Agenda: Understanding the Religious Rights with special focus on Anti Conversion Bill

The Lok Sabha (House of the People) is the Lower house of India’s bicameral Parliament, with the Upper house being the Rajya Sabha members of the Lok Sabha are elected by adult universal suffrage and a first-past-the-post system to represent their respective constituencies. Members hold their seat for five
years or until the body is dissolved by the President on the advice of the council of ministers. The composition of Lok Sabha envisaged by the Constitution of India with maximum strength of the House is 552. Under the current laws, the strength of Lok Sabha is 545. The main business of the House may be consideration of a Bill or financial business or consideration of a resolution or a motion.

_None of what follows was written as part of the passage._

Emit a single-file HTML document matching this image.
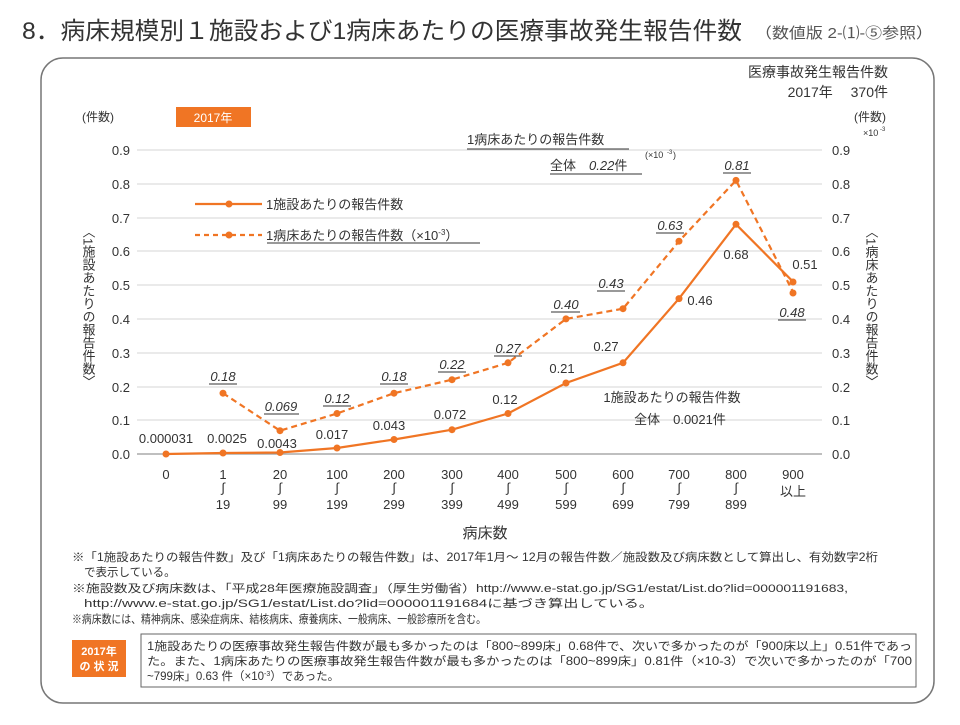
<!DOCTYPE html>
<html><head><meta charset="utf-8"><style>
body{margin:0;background:#fff;width:960px;height:720px;overflow:hidden}
svg text{font-family:"Liberation Sans","Noto Sans CJK JP",sans-serif;fill:#333}
</style></head><body>
<svg width="960" height="720" xmlns="http://www.w3.org/2000/svg">
<text x="22" y="39" font-size="24" textLength="720" lengthAdjust="spacingAndGlyphs">8．病床規模別１施設および1病床あたりの医療事故発生報告件数</text>
<text x="755" y="38" font-size="15" textLength="178" lengthAdjust="spacingAndGlyphs" style="fill:#555">（数値版 2-⑴-⑤参照）</text>
<rect x="41" y="58" width="893" height="645" rx="22" fill="none" stroke="#777" stroke-width="1.5"/>
<text x="888" y="77" font-size="14" text-anchor="end">医療事故発生報告件数</text>
<text x="888" y="97" font-size="14" text-anchor="end">2017年　  370件</text>
<text x="98" y="121" font-size="12" text-anchor="middle">(件数)</text>
<rect x="176" y="107" width="75" height="20" fill="#f07524"/>
<text x="213" y="122" font-size="12" text-anchor="middle" style="fill:#fff">2017年</text>
<text x="870" y="121" font-size="12" text-anchor="middle">(件数)</text>
<text x="863" y="136" font-size="9">×10</text><text x="880" y="131" font-size="6">-3</text>
<g stroke="#ddd" stroke-width="1.3">
<line x1="137" x2="822" y1="150" y2="150"/><line x1="137" x2="822" y1="184" y2="184"/><line x1="137" x2="822" y1="218" y2="218"/><line x1="137" x2="822" y1="251" y2="251"/><line x1="137" x2="822" y1="285" y2="285"/><line x1="137" x2="822" y1="319" y2="319"/><line x1="137" x2="822" y1="353" y2="353"/><line x1="137" x2="822" y1="387" y2="387"/><line x1="137" x2="822" y1="420" y2="420"/>
</g>
<line x1="137" x2="822" y1="454" y2="454" stroke="#999" stroke-width="1.3"/>
<g font-size="13" text-anchor="end">
<text x="130" y="155">0.9</text><text x="130" y="189">0.8</text><text x="130" y="223">0.7</text><text x="130" y="256">0.6</text><text x="130" y="290">0.5</text><text x="130" y="324">0.4</text><text x="130" y="358">0.3</text><text x="130" y="392">0.2</text><text x="130" y="425">0.1</text><text x="130" y="459">0.0</text>
</g>
<g font-size="13">
<text x="832" y="155">0.9</text><text x="832" y="189">0.8</text><text x="832" y="223">0.7</text><text x="832" y="256">0.6</text><text x="832" y="290">0.5</text><text x="832" y="324">0.4</text><text x="832" y="358">0.3</text><text x="832" y="392">0.2</text><text x="832" y="425">0.1</text><text x="832" y="459">0.0</text>
</g>
<text font-size="13" x="88" y="225" style="writing-mode:vertical-rl">〈1施設あたりの報告件数〉</text>
<text font-size="13" x="871" y="225" style="writing-mode:vertical-rl">〈1病床あたりの報告件数〉</text>
<g font-size="13" text-anchor="middle">
<text x="166" y="479">0</text>
<text x="223" y="479">1</text><text x="223" y="492">∫</text><text x="223" y="509">19</text>
<text x="280" y="479">20</text><text x="280" y="492">∫</text><text x="280" y="509">99</text>
<text x="337" y="479">100</text><text x="337" y="492">∫</text><text x="337" y="509">199</text>
<text x="394" y="479">200</text><text x="394" y="492">∫</text><text x="394" y="509">299</text>
<text x="452" y="479">300</text><text x="452" y="492">∫</text><text x="452" y="509">399</text>
<text x="508" y="479">400</text><text x="508" y="492">∫</text><text x="508" y="509">499</text>
<text x="566" y="479">500</text><text x="566" y="492">∫</text><text x="566" y="509">599</text>
<text x="623" y="479">600</text><text x="623" y="492">∫</text><text x="623" y="509">699</text>
<text x="679" y="479">700</text><text x="679" y="492">∫</text><text x="679" y="509">799</text>
<text x="736" y="479">800</text><text x="736" y="492">∫</text><text x="736" y="509">899</text>
<text x="793" y="479">900</text><text x="793" y="496">以上</text>
<text x="485" y="538" font-size="15">病床数</text>
</g>
<polyline fill="none" stroke="#f07524" stroke-width="2.2" points="166,454 223,453 280,452.5 337,448 394,439.5 452,429.7 508,413.5 566,383 623,362.8 679,298.6 736,224.3 793,281.7"/>
<polyline fill="none" stroke="#f07524" stroke-width="2.2" stroke-dasharray="6,4" points="223,393.2 280,430.7 337,413.5 394,393.2 452,379.7 508,362.8 566,318.9 623,308.7 679,241.2 736,180.4 793,291.9"/>
<g fill="#f07524">
<circle cx="166" cy="454" r="3.5"/><circle cx="223" cy="453" r="3.5"/><circle cx="280" cy="452.5" r="3.5"/><circle cx="337" cy="448" r="3.5"/><circle cx="394" cy="439.5" r="3.5"/><circle cx="452" cy="429.7" r="3.5"/><circle cx="508" cy="413.5" r="3.5"/><circle cx="566" cy="383" r="3.5"/><circle cx="623" cy="362.8" r="3.5"/><circle cx="679" cy="298.6" r="3.5"/><circle cx="736" cy="224.3" r="3.5"/><circle cx="793" cy="282" r="3.5"/>
<circle cx="223" cy="393.2" r="3.5"/><circle cx="280" cy="430.7" r="3.5"/><circle cx="337" cy="413.5" r="3.5"/><circle cx="394" cy="393.2" r="3.5"/><circle cx="452" cy="379.7" r="3.5"/><circle cx="508" cy="362.8" r="3.5"/><circle cx="566" cy="318.9" r="3.5"/><circle cx="623" cy="308.7" r="3.5"/><circle cx="679" cy="241.2" r="3.5"/><circle cx="736" cy="180.4" r="3.5"/><circle cx="793" cy="293" r="3.5"/>
</g>
<g font-size="13" text-anchor="middle">
<text x="166" y="443">0.000031</text><text x="227" y="443">0.0025</text><text x="277" y="448">0.0043</text><text x="332" y="439">0.017</text><text x="389" y="430">0.043</text><text x="450" y="419">0.072</text><text x="505" y="404">0.12</text><text x="562" y="373">0.21</text><text x="606" y="351">0.27</text><text x="700" y="305">0.46</text><text x="736" y="259">0.68</text><text x="805" y="269">0.51</text>
</g>
<g font-size="13" text-anchor="middle" font-style="italic">
<text x="223" y="381">0.18</text><text x="281" y="411">0.069</text><text x="337" y="403">0.12</text><text x="394" y="381">0.18</text><text x="452" y="369">0.22</text><text x="508" y="353">0.27</text><text x="566" y="309">0.40</text><text x="611" y="288">0.43</text><text x="670" y="230">0.63</text><text x="737" y="170">0.81</text><text x="792" y="317">0.48</text>
</g>
<g stroke="#333" stroke-width="1">
<line x1="209" x2="237" y1="384" y2="384"/><line x1="264" x2="299" y1="414" y2="414"/><line x1="323" x2="351" y1="406" y2="406"/><line x1="380" x2="408" y1="384" y2="384"/><line x1="438" x2="466" y1="372" y2="372"/><line x1="494" x2="522" y1="356" y2="356"/><line x1="551" x2="580" y1="312" y2="312"/><line x1="597" x2="625" y1="291" y2="291"/><line x1="656" x2="684" y1="233" y2="233"/><line x1="723" x2="751" y1="173" y2="173"/><line x1="778" x2="806" y1="320" y2="320"/>
<line x1="467" x2="629" y1="149" y2="149"/><line x1="550" x2="642" y1="174" y2="174"/><line x1="267" x2="480" y1="243" y2="243"/>
</g>
<text x="467" y="144" font-size="13">1病床あたりの報告件数</text>
<text x="550" y="170" font-size="13">全体　<tspan font-style="italic">0.22</tspan>件</text>
<text x="645" y="158" font-size="9">(×10</text><text x="667" y="154" font-size="6">-3</text><text x="673" y="158" font-size="9">)</text>
<line x1="195" x2="262" y1="204" y2="204" stroke="#f07524" stroke-width="2.2"/><circle cx="229" cy="204" r="3.5" fill="#f07524"/>
<text x="266" y="209" font-size="13">1施設あたりの報告件数</text>
<line x1="195" x2="262" y1="235" y2="235" stroke="#f07524" stroke-width="2.2" stroke-dasharray="5,4"/><circle cx="229" cy="235" r="3.5" fill="#f07524"/>
<text x="266" y="240" font-size="13">1病床あたりの報告件数（×10<tspan font-size="8" dy="-5">-3</tspan><tspan dy="5">）</tspan></text>
<text x="672" y="402" font-size="13" text-anchor="middle">1施設あたりの報告件数</text>
<text x="680" y="424" font-size="13" text-anchor="middle">全体　0.0021件</text>
<g font-size="11.5">
<text x="72" y="561" textLength="806" lengthAdjust="spacingAndGlyphs">※「1施設あたりの報告件数」及び「1病床あたりの報告件数」は、2017年1月～ 12月の報告件数／施設数及び病床数として算出し、有効数字2桁</text>
<text x="84" y="576">で表示している。</text>
<text x="72" y="592" font-size="11" textLength="776" lengthAdjust="spacingAndGlyphs">※施設数及び病床数は、「平成28年医療施設調査」（厚生労働省）http://www.e-stat.go.jp/SG1/estat/List.do?lid=000001191683,</text>
<text x="84" y="607" font-size="11" textLength="570" lengthAdjust="spacingAndGlyphs">http://www.e-stat.go.jp/SG1/estat/List.do?lid=000001191684に基づき算出している。</text>
<text x="72" y="623" textLength="414" lengthAdjust="spacingAndGlyphs">※病床数には、精神病床、感染症病床、結核病床、療養病床、一般病床、一般診療所を含む。</text>
</g>
<rect x="72" y="640" width="54" height="37" fill="#f07524"/>
<text x="99" y="655" font-size="11" text-anchor="middle" style="fill:#fff" font-weight="bold">2017年</text>
<text x="99" y="670" font-size="11" text-anchor="middle" style="fill:#fff" font-weight="bold">の 状 況</text>
<rect x="141" y="634" width="775" height="53" fill="none" stroke="#666" stroke-width="1"/>
<g font-size="11.5">
<text x="147" y="650" textLength="765" lengthAdjust="spacingAndGlyphs">1施設あたりの医療事故発生報告件数が最も多かったのは「800~899床」0.68件で、次いで多かったのが「900床以上」0.51件であっ</text>
<text x="147" y="665" textLength="765" lengthAdjust="spacingAndGlyphs">た。また、1病床あたりの医療事故発生報告件数が最も多かったのは「800~899床」0.81件（×10-3）で次いで多かったのが「700</text>
<text x="147" y="680">~799床」0.63 件（×10<tspan font-size="7" dy="-4">-3</tspan><tspan dy="4">）であった。</tspan></text>
</g>
</svg>
</body></html>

Freedom of religious and belief is a recognized right in international law. In order to understand, interpret, develop and implement this right, it is important to go back and analyse the fundamental reasoning behind this right and when talking about religious right “anti- conversion bill” also comes into picture. India’s
Freedom of Religion Acts or anti-conversion laws are state-level statutes that have been enacted to regulate religious conversions.  The laws are in force in eight out of twenty-nine states. While there are some variations between the state laws, they are very similar in their content and structure.  All of the laws seek to prevent any person from converting or attempting to convert, either directly or otherwise, another person through “forcible” or “fraudulent” means, or by
“allurement” or “inducement.”  
This year at Lok Sabha our matter for discussion will be same where young minds will have fruitful discussion about this very fragile as well as a very controversial issue of our country. India, a land of diversity has faced many difficulties on this issue and situation doesn’t seem to get better anytime soon.
We hereby at IMUNC thus seek to reach at a consensus on the very profounding agenda of understanding the religious rights in reference to the Anti-Conversion Bill and hope for a productive deliberation to take place to fulfil the same aim.